Write out the opening lines of the data word for word, up to and including the line with "at (657, 543.5)", and leave every picture and every later line out.

Plotting code records:
———

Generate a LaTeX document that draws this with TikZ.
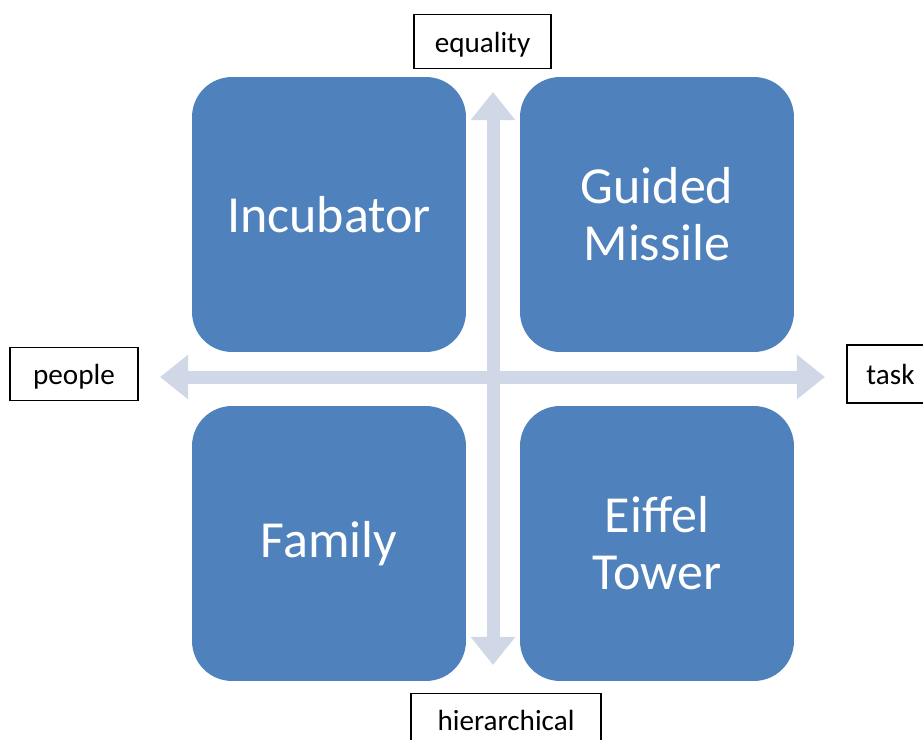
\documentclass[tikz,border=0pt]{standalone}
\usepackage{fontspec}
\setmainfont{Carlito}
\usetikzlibrary{arrows.meta}
\definecolor{QuadBlue}{HTML}{4F81BD}
\definecolor{AxisGrey}{HTML}{D0D8E8}

\begin{document}
\begin{tikzpicture}[
	x=0.02cm, y=-0.02cm, % one unit per pixel of the layout
	% Style for the four rounded quadrant boxes
	quad/.style={
		rectangle,
		rounded corners=0.8cm,
		fill=QuadBlue,
		text=white,
		minimum width=5.48cm,
		minimum height=5.5cm,
		align=center,
		font=\fontsize{29.6}{32.5}\selectfont
	},
	% Style for the framed axis labels
	axis label/.style={
		rectangle,
		draw=black,
		line width=0.6pt,
		fill=white,
		inner sep=0pt,
		text height=12pt,
		text depth=0pt,
		minimum height=1.07cm,
		font=\fontsize{16.6}{19}\selectfont
	},
	% Style for the double-headed axis arrows
	axis/.style={
		draw=AxisGrey,
		line width=7.4pt,
		{Triangle[width=24.4pt,length=16pt]}-{Triangle[width=24.4pt,length=16pt]}
	}
	]
	
	\clip (0,0) rectangle (923,740);
	
	% 1. Axis end points
	\coordinate (top) at (493, 92);
	\coordinate (bottom) at (493, 665);
	\coordinate (left) at (160, 377);
	\coordinate (right) at (825, 377);
	
	% 2. Axes
	\draw[axis] (left) -- (right);
	\draw[axis] (bottom) -- (top);
	
	% 3. Quadrants
	\node[quad] (incubator) at (329, 214.5) {Incubator};
	\node[quad] (missile) at (657, 214.5) {Guided\\Missile};
	\node[quad] (family) at (329, 543.5) {Family};
	\node[quad] (tower) at (657, 543.5) {Eiffel\\Tower};
	
	% 4. Axis labels
	\node[axis label, minimum width=2.74cm] (equality) at (482.5, 41.5) {equality};
	\node[axis label, minimum width=2.56cm] (people) at (74, 374) {people};
	\node[axis label, minimum width=1.74cm, minimum height=1.16cm] (task) at (890.5, 374) {task};
	\node[axis label, minimum width=3.8cm] (hierarchical) at (506, 720) {hierarchical};
	
\end{tikzpicture}
\end{document}
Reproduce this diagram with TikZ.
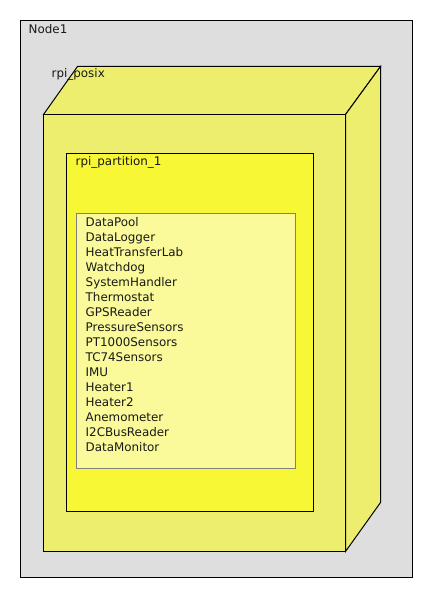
\documentclass[tikz,border=0pt]{standalone}
\usepackage{fontspec}
\setmainfont{DejaVu Sans}
\definecolor{nodegray}{HTML}{DEDEDE}
\definecolor{posixfill}{HTML}{EEEE6E}
\definecolor{partfill}{HTML}{F7F736}
\definecolor{listfill}{HTML}{FAFA9A}
\definecolor{listdraw}{HTML}{808080}
\tikzset{
  lbl/.style={anchor=base west, inner sep=0pt, font=\fontsize{11.9}{15}\selectfont, text=black!90},
  edge/.style={draw=black, line width=1pt, line join=miter},
}
\begin{document}
\begin{tikzpicture}[x=1pt,y=-1pt]
\useasboundingbox (0,0) rectangle (437,594);
% Node1
\draw[edge, fill=nodegray] (20.5,20.5) rectangle (412.5,577.5);
\node[lbl] (node1) at (28.5,33.3) {Node1};
% rpi_posix (3D box)
\draw[edge, fill=posixfill] (43.5,114.5) -- (77.5,66.5) -- (380.5,66.5) -- (345.5,114.5) -- cycle;
\draw[edge, fill=posixfill] (345.5,114.5) -- (380.5,66.5) -- (380.5,502.5) -- (345.5,551.5) -- cycle;
\draw[edge, fill=posixfill] (43.5,114.5) rectangle (345.5,551.5);
\node[lbl] (posix) at (51.5,77.8) {rpi\_posix};
% rpi_partition_1
\draw[edge, fill=partfill] (66.5,153.5) rectangle (313.5,511.5);
\node[lbl] (part) at (75.5,165.6) {rpi\_partition\_1};
% list
\draw[draw=listdraw, line width=1pt, fill=listfill] (76.5,213.5) rectangle (295.5,468.5);
\node[lbl, align=left, anchor=north west] (list) at (85.5,216.8) {DataPool\\DataLogger\\HeatTransferLab\\Watchdog\\SystemHandler\\Thermostat\\GPSReader\\PressureSensors\\PT1000Sensors\\TC74Sensors\\IMU\\Heater1\\Heater2\\Anemometer\\I2CBusReader\\DataMonitor};
\end{tikzpicture}
\end{document}
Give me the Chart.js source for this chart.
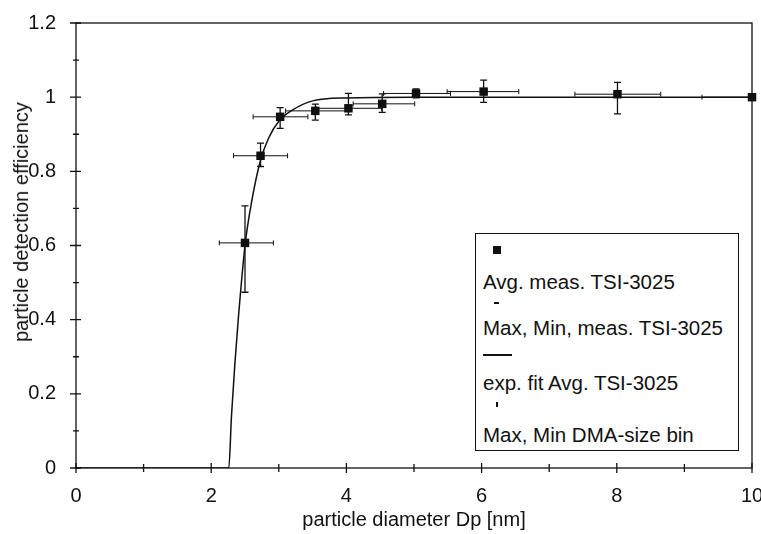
<!DOCTYPE html>
<html>
<head>
<meta charset="utf-8">
<script src="https://cdn.jsdelivr.net/npm/chart.js@4.4.1/dist/chart.umd.min.js"></script>
<style>
    body { margin: 0; background: #fff; }
    .wrap { position: relative; width: 761px; height: 534px; font-family: 'Liberation Sans', Arial, sans-serif; color: #111; }
    .y-title {
        position: absolute; left: 21px; top: 222px; font-size: 20px; line-height: 24px;
        white-space: nowrap; transform: translate(-50%, -50%) rotate(-90deg);
    }
    .legend-box {
        position: absolute; left: 475px; top: 233px; width: 262px; height: 216px;
        border: 1px solid #111; background: #fff; font-size: 20.5px;
    }
    .legend-box span { position: absolute; }
    .legend-box .txt { left: 7px; line-height: 22px; white-space: nowrap; }
</style>
</head>
<body>
<div class="wrap">
    <canvas id="effChart" width="761" height="534"></canvas>
    <div class="y-title">particle detection efficiency</div>
    <div class="legend-box">
        <span style="left:17px;top:12px;width:8px;height:8px;background:#111"></span>
        <span class="txt" style="top:37px">Avg. meas. TSI-3025</span>
        <span style="left:18px;top:68px;width:5px;height:2px;background:#111"></span>
        <span class="txt" style="top:83px">Max, Min, meas. TSI-3025</span>
        <span style="left:7px;top:120px;width:29px;height:1.5px;background:#111"></span>
        <span class="txt" style="top:138px">exp. fit Avg. TSI-3025</span>
        <span style="left:20px;top:168px;width:1.5px;height:5px;background:#111"></span>
        <span class="txt" style="top:190px">Max, Min DMA-size bin</span>
    </div>
</div>
<script>
        // averaged measurements, TSI-3025
        const avgDp = [2.5, 2.73, 3.02, 3.54, 4.03, 4.53, 5.03, 6.03, 8.01, 10];
        const avgEff = [0.607, 0.842, 0.947, 0.963, 0.970, 0.982, 1.010, 1.015, 1.008, 1.0];
        // max / min measured efficiency
        const effMax = [0.707, 0.876, 0.972, 0.981, 1.010, 1.009, 1.022, 1.046, 1.040, 1.005];
        const effMin = [0.474, 0.813, 0.916, 0.938, 0.952, 0.959, 0.998, 0.986, 0.955, 0.995];
        // DMA size bin limits
        const binMin = [2.12, 2.33, 2.62, 3.1, 3.55, 4.1, 4.55, 5.49, 7.38, 9.26];
        const binMax = [2.92, 3.13, 3.43, 4.03, 4.52, 5.01, 5.54, 6.55, 8.65, 10.74];
        // exponential fit
        const fitDp = [0, 2.26, 2.3, 2.35, 2.4, 2.5, 2.6, 2.73, 2.85, 3.0, 3.2, 3.5, 4.0, 5.0, 10];
        const fitEff = [0, 0, 0.14, 0.28, 0.40, 0.60, 0.72, 0.83, 0.89, 0.935, 0.965, 0.99, 0.998, 1.0, 1.0];

        const ink = '#111';
        const font = { family: "'Liberation Sans', Arial, sans-serif", size: 20 };

        // error bars, frame and crossing tick marks
        const extrasPlugin = {
            id: 'extras',
            afterDatasetsDraw(chart) {
                const ctx = chart.ctx;
                const xs = chart.scales.x, ys = chart.scales.y;
                ctx.save();
                ctx.strokeStyle = ink;
                for (let i = 0; i < avgDp.length; i++) {
                    const px = xs.getPixelForValue(avgDp[i]);
                    const py = ys.getPixelForValue(avgEff[i]);
                    // horizontal: DMA bin
                    const l = xs.getPixelForValue(binMin[i]);
                    const r = Math.min(xs.getPixelForValue(binMax[i]), chart.chartArea.right);
                    ctx.lineWidth = 1;
                    ctx.beginPath();
                    ctx.moveTo(l, py); ctx.lineTo(r, py);
                    ctx.moveTo(l, py - 2.5); ctx.lineTo(l, py + 2.5);
                    if (r < chart.chartArea.right) { ctx.moveTo(r, py - 2.5); ctx.lineTo(r, py + 2.5); }
                    ctx.stroke();
                    // vertical: max/min measured
                    const t = ys.getPixelForValue(effMax[i]);
                    const b = ys.getPixelForValue(effMin[i]);
                    ctx.lineWidth = 1.3;
                    ctx.beginPath();
                    ctx.moveTo(px, t); ctx.lineTo(px, b);
                    ctx.moveTo(px - 3.5, t); ctx.lineTo(px + 3.5, t);
                    ctx.moveTo(px - 3.5, b); ctx.lineTo(px + 3.5, b);
                    ctx.stroke();
                }
                ctx.restore();
            },
            afterDraw(chart) {
                const ctx = chart.ctx;
                const a = chart.chartArea;
                const xs = chart.scales.x, ys = chart.scales.y;
                ctx.save();
                ctx.strokeStyle = ink;
                ctx.lineWidth = 1.3;
                ctx.strokeRect(a.left, a.top, a.right - a.left, a.bottom - a.top);
                ctx.beginPath();
                const xt = xs.ticks.map(t => t.value);
                xt.forEach((v, i) => {
                    const p = xs.getPixelForValue(v);
                    ctx.moveTo(p, a.bottom - 5); ctx.lineTo(p, a.bottom + 5);
                    if (i < xt.length - 1) {
                        const m = xs.getPixelForValue((v + xt[i + 1]) / 2);
                        ctx.moveTo(m, a.bottom - 4); ctx.lineTo(m, a.bottom + 4);
                    }
                });
                const yt = ys.ticks.map(t => t.value);
                yt.forEach((v, i) => {
                    const p = ys.getPixelForValue(v);
                    ctx.moveTo(a.left - 6, p); ctx.lineTo(a.left + 5, p);
                    if (i < yt.length - 1) {
                        const m = ys.getPixelForValue((v + yt[i + 1]) / 2);
                        ctx.moveTo(a.left - 3, m); ctx.lineTo(a.left + 3, m);
                    }
                });
                ctx.stroke();
                ctx.restore();
            }
        };

        const ctx = document.getElementById('effChart').getContext('2d');
        new Chart(ctx, {
            type: 'scatter',
            data: {
                datasets: [{
                    label: 'exp. fit Avg. TSI-3025',
                    data: fitDp.map((x, i) => ({ x: x, y: fitEff[i] })),
                    showLine: true,
                    borderColor: ink,
                    borderWidth: 1.5,
                    pointRadius: 0,
                    cubicInterpolationMode: 'monotone'
                }, {
                    label: 'Avg. meas. TSI-3025',
                    data: avgDp.map((x, i) => ({ x: x, y: avgEff[i] })),
                    pointStyle: 'rect',
                    pointRadius: 6,
                    backgroundColor: ink,
                    borderColor: ink,
                    borderWidth: 0,
                    clip: false
                }]
            },
            options: {
                responsive: false,
                animation: false,
                devicePixelRatio: 1,
                layout: { padding: { top: 23, right: 9, left: 0, bottom: 0 } },
                plugins: { legend: { display: false }, tooltip: { enabled: false } },
                scales: {
                    x: {
                        type: 'linear', min: 0, max: 10,
                        grid: { display: false },
                        border: { display: false },
                        ticks: { stepSize: 2, color: ink, font: font, padding: 8, maxRotation: 0 },
                        title: { display: true, text: 'particle diameter Dp [nm]', color: ink, font: font, padding: { top: 0, bottom: 2 } },
                        afterFit(scale) {
                            scale.height = 66;
                            scale.paddingLeft = 0;
                            scale.paddingRight = 0;
                        }
                    },
                    y: {
                        type: 'linear', min: 0, max: 1.2,
                        grid: { display: false },
                        border: { display: false },
                        ticks: {
                            stepSize: 0.2, color: ink, font: font, padding: 12,
                            callback: v => String(parseFloat(v.toFixed(1)))
                        },
                        afterFit(scale) {
                            scale.width = 76;
                            scale.paddingTop = 0;
                            scale.paddingBottom = 0;
                        }
                    }
                }
            },
            plugins: [extrasPlugin]
        });
</script>
</body>
</html>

———

▶ THE ANSWER
Generate a LaTeX document that draws this with TikZ.
\documentclass[tikz,border=0pt]{standalone}
\usepackage{fontspec}
\setmainfont{Carlito}
\usetikzlibrary{arrows.meta}
\definecolor{QuadBlue}{HTML}{4F81BD}
\definecolor{AxisGrey}{HTML}{D0D8E8}

\begin{document}
\begin{tikzpicture}[
	x=0.02cm, y=-0.02cm, % one unit per pixel of the layout
	% Style for the four rounded quadrant boxes
	quad/.style={
		rectangle,
		rounded corners=0.8cm,
		fill=QuadBlue,
		text=white,
		minimum width=5.48cm,
		minimum height=5.5cm,
		align=center,
		font=\fontsize{29.6}{32.5}\selectfont
	},
	% Style for the framed axis labels
	axis label/.style={
		rectangle,
		draw=black,
		line width=0.6pt,
		fill=white,
		inner sep=0pt,
		text height=12pt,
		text depth=0pt,
		minimum height=1.07cm,
		font=\fontsize{16.6}{19}\selectfont
	},
	% Style for the double-headed axis arrows
	axis/.style={
		draw=AxisGrey,
		line width=7.4pt,
		{Triangle[width=24.4pt,length=16pt]}-{Triangle[width=24.4pt,length=16pt]}
	}
	]
	
	\clip (0,0) rectangle (923,740);
	
	% 1. Axis end points
	\coordinate (top) at (493, 92);
	\coordinate (bottom) at (493, 665);
	\coordinate (left) at (160, 377);
	\coordinate (right) at (825, 377);
	
	% 2. Axes
	\draw[axis] (left) -- (right);
	\draw[axis] (bottom) -- (top);
	
	% 3. Quadrants
	\node[quad] (incubator) at (329, 214.5) {Incubator};
	\node[quad] (missile) at (657, 214.5) {Guided\\Missile};
	\node[quad] (family) at (329, 543.5) {Family};
	\node[quad] (tower) at (657, 543.5) {Eiffel\\Tower};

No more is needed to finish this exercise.